Cette scène se déroule sous les yeux d’un ornithologue admirant les migrations d’automne sous un beau ciel ensoleillé.

« Tout était paisible. Des centaines d’hirondelles filaient vers le sud-ouest. De nombreux bruants jaunes voletaient dans les buissons où chantaient en sourdine des fauvettes à tête noire. Une dizaine de buses cherchaient une pompe pour s’élever dans les airs…

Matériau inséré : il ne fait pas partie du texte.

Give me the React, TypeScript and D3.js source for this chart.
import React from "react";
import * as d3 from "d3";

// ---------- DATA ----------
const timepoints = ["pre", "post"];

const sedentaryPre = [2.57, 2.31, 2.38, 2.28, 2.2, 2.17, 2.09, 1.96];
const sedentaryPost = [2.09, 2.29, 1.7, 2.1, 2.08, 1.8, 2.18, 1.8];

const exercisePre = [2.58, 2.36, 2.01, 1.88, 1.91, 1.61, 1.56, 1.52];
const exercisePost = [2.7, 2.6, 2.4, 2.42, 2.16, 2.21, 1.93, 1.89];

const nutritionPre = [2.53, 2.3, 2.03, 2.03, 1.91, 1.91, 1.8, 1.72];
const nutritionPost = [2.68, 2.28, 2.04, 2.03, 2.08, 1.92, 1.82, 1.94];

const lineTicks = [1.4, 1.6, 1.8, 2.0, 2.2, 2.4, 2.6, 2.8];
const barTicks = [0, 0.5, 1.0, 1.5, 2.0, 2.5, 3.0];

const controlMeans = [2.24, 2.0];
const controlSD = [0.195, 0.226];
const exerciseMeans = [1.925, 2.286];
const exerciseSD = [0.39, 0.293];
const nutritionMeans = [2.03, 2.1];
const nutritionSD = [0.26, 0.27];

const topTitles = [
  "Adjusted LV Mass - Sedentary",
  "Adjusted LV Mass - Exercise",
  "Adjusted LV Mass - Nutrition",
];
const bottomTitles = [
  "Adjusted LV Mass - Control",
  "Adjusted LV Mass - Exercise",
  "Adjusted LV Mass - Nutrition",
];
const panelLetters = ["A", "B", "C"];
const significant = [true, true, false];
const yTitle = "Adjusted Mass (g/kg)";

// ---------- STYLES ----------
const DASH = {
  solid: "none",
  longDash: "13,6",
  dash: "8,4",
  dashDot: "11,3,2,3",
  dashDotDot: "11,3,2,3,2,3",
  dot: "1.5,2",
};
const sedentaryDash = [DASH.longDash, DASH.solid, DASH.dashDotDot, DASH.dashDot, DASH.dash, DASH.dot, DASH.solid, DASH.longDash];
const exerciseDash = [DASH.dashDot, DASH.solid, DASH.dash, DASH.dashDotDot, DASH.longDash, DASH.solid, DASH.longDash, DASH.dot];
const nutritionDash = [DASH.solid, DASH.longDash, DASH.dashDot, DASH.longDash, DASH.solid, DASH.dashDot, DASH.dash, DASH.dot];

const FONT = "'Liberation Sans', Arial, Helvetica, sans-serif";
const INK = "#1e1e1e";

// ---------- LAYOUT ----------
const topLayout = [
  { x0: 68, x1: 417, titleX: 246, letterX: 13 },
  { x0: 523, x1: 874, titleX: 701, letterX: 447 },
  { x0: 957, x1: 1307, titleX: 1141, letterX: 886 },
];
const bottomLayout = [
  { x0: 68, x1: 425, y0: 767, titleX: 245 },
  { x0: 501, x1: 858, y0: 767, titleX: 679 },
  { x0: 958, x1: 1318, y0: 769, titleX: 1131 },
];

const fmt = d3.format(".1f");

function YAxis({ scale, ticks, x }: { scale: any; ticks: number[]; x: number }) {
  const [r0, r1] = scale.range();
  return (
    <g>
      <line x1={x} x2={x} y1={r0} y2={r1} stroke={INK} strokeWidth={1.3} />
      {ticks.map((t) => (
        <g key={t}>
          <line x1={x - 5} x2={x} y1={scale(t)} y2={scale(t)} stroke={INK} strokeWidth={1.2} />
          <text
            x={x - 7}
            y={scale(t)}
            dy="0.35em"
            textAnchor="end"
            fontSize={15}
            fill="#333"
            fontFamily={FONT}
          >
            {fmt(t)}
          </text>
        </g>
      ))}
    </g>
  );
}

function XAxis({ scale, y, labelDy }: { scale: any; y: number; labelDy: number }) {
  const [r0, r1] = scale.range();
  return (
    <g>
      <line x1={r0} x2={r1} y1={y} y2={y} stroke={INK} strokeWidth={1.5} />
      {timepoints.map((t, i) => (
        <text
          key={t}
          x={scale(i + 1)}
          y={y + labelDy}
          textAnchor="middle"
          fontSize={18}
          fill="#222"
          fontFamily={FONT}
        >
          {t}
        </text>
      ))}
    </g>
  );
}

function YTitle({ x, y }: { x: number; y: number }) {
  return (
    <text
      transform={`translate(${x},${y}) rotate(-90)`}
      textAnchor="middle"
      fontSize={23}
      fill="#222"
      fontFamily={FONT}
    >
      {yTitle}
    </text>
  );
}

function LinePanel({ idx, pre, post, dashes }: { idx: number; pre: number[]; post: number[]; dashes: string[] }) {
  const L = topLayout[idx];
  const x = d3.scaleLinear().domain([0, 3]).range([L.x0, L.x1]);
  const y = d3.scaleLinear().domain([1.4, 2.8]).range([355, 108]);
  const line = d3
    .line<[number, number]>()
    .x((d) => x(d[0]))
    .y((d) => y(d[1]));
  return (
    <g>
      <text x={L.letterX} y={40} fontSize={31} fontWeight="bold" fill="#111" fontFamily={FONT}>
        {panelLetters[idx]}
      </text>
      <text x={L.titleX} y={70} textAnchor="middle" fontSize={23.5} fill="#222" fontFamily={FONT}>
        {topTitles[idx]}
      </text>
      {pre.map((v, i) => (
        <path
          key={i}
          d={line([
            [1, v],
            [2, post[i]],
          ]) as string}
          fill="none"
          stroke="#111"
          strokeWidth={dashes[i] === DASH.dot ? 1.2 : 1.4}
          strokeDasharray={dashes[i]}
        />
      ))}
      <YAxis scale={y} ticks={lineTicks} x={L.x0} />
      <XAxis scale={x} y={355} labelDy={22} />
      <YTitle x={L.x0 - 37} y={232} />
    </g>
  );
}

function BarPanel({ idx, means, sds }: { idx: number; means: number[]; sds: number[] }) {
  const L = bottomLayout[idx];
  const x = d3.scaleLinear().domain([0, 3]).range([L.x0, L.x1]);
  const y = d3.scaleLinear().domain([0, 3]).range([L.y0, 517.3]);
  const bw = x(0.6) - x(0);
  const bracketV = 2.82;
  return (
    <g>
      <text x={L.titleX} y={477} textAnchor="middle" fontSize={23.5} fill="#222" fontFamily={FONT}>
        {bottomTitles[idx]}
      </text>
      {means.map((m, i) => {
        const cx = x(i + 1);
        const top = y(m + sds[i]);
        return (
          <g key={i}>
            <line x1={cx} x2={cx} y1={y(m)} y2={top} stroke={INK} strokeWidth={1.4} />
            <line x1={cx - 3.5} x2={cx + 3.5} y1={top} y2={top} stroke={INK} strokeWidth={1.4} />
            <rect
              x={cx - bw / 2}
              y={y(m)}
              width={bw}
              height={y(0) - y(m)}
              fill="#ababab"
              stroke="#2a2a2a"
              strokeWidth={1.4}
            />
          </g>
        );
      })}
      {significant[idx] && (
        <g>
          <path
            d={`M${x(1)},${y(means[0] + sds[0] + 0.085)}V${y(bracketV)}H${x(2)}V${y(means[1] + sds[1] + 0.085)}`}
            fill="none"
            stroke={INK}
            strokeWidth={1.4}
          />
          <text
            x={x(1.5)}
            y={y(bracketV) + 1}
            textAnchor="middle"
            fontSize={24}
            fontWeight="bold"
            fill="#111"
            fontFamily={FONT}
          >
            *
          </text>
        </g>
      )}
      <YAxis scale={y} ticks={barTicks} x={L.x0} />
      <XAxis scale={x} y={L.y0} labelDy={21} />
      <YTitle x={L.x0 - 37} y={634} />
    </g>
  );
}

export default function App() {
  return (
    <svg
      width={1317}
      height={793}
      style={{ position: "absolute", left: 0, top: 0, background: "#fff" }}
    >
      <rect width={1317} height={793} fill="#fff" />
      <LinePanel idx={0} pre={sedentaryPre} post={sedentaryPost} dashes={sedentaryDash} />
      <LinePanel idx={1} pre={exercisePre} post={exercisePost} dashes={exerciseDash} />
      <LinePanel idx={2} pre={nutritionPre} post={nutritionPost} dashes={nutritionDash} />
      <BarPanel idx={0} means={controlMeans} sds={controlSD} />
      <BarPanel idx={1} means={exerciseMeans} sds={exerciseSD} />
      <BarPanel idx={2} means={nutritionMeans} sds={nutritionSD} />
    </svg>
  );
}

Trois 4×4 rutilants, transportant chacun 2 chasseurs et leurs chiens m’ont soudain dépassé à vive allure pour s’immobiliser quelques centaines de mètres plus bas dans la vallée. Moins de 5 minutes plus tard, une pétarade inouïe éclate. Dès les premiers coups de feu, ce sont près de 150 à 180 colverts qui se sont envolés. A la jumelle, surplombant la scène, j’en voyais quelques-uns tomber comme des pierres alors que d’autres seulement blessés, volaient maladroitement pour s’écraser nettement plus loin… Naïvement, je me disais que la plupart de colverts rescapés fuiraient rapidement les lieux…

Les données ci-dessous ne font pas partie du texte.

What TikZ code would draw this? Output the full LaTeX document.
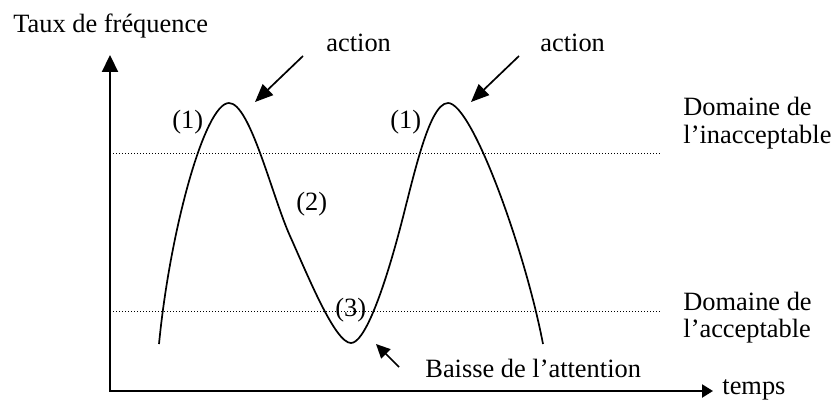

Bien au contraire, après avoir fait de grands tours dans le ciel, ils reviennent plonger vers le petit étang où, à chaque passage, une dizaine d’entre eux se faisait descendre. Après quelques minutes, il en restait moins de 100 et peu de temps après j’en comptais tout juste 30, mais qui persistaient à revenir vers le lieu du carnage. Moins d’un quart d’heure après le début de la chasse, il n’y avait plus que 3 canards en l’air, mais qui, toujours aussi suicidaires, retournaient au casse pipe !

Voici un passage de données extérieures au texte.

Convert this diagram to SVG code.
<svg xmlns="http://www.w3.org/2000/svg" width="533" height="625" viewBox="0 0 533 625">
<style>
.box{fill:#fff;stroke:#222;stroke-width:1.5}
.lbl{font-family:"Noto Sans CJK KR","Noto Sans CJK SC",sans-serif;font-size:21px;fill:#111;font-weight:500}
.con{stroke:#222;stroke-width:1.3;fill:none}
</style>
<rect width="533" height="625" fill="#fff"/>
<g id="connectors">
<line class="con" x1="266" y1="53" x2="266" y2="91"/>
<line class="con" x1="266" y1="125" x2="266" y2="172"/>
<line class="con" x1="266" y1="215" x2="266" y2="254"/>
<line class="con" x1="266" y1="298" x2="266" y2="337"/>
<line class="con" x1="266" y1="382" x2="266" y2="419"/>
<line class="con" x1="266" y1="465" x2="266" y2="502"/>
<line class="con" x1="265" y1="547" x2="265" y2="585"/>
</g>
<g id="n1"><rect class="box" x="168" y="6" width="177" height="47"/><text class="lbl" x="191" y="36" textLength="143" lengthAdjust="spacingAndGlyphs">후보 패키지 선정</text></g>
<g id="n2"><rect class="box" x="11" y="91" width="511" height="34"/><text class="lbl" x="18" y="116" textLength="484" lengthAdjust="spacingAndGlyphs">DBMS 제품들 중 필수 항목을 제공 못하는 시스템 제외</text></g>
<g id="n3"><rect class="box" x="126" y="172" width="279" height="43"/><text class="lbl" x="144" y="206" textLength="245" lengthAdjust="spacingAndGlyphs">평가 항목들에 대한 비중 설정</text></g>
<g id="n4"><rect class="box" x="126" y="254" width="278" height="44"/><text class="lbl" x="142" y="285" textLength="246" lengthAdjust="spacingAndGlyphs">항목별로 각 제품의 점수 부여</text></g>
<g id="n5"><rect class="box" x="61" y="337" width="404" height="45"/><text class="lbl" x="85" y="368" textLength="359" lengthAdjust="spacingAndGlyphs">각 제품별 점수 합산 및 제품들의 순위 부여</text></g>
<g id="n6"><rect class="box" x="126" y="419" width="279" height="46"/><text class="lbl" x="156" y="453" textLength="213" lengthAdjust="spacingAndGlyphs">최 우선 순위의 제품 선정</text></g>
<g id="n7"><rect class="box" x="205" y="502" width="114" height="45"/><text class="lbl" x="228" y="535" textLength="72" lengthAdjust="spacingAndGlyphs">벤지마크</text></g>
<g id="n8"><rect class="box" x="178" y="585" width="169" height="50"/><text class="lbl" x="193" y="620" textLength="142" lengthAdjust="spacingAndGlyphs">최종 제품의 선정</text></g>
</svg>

Vingt minutes après le début des hostilités, le calme est revenu. Les 4×4 sont repartis aussi rapidement qu’ils étaient arrivés, laissant à un « manant » arrivé avec son fils sur un vieux quad, le soin de ramasser les cadavres de canards éparpillés dans les bocages. »

Décryptage

Les colverts « sauvages », face à un tel danger, ont un comportement naturel de survie : ils partent sans demander leur reste… Mais, les canards chassés ce jour-là (probablement des canetons élevés en volières) ne sont plus très sauvages : ils n’ont probablement pas connu d’autres lieux que cet étang et le garde chasse du coin qui les a nourri. Le nourrissage et les lâchers sont légaux, même s’ils ne se font pas toujours dans le respect de la légalité…

Cette scène suscite inévitablement des questions légitimes sur des pratiques de chasse qui, en l’occurrence, ressemblent davantage à du tir aux clays qu’à de la chasse. Le cadre, de milieu naturel, devient un décor. Bien plus : de potentiel protecteur de la biodiversité, parfois à son insu, le chasseur devient, par ces pratiques, destructeur des milieux naturels : ces pratiques, du fait des quantités de céréales déversées, participent en effet à l’eutrophisation des étangs et des cours d’eau et limitent toute colonisation de cet étang par des espèces réellement sauvages, protégées ou « simple gibier ».

Ces chasseurs « du dimanche », auteur d’un carnage aussi inutile que stupide, ne sont probablement pas au courant des tenants et aboutissants de la chasse. Ils auront pris leur pied pendant une demi heure et en auront eu « juste » pour leur argent. Et ils seront reconnaissants au propriétaire de cette chasse qui en retour pourra éventuellement profiter des précieux réseaux d’influence propres à ce milieu. On n’a rien sans rien!!

Position de la Fédération

La Fédération soutient une chasse naturelle au sein de laquelle les lâchers sont limités aux seuls lâchers de repeuplement dans le cadre de projets de restauration des biotopes. Les lâchers ne peuvent en effet pallier le manque d’attrait des plaines agricoles pour la petite faune ouverte à la chasse. Sur ce point, la Fédération considère que le monde de la chasse peut et doit contribuer à une amélioration des biotopes au sein des plaines agricoles mais qu’il importe surtout de renforcer les politiques incitants et contraignants l’agriculture à laisser davantage de place à la biodiversité.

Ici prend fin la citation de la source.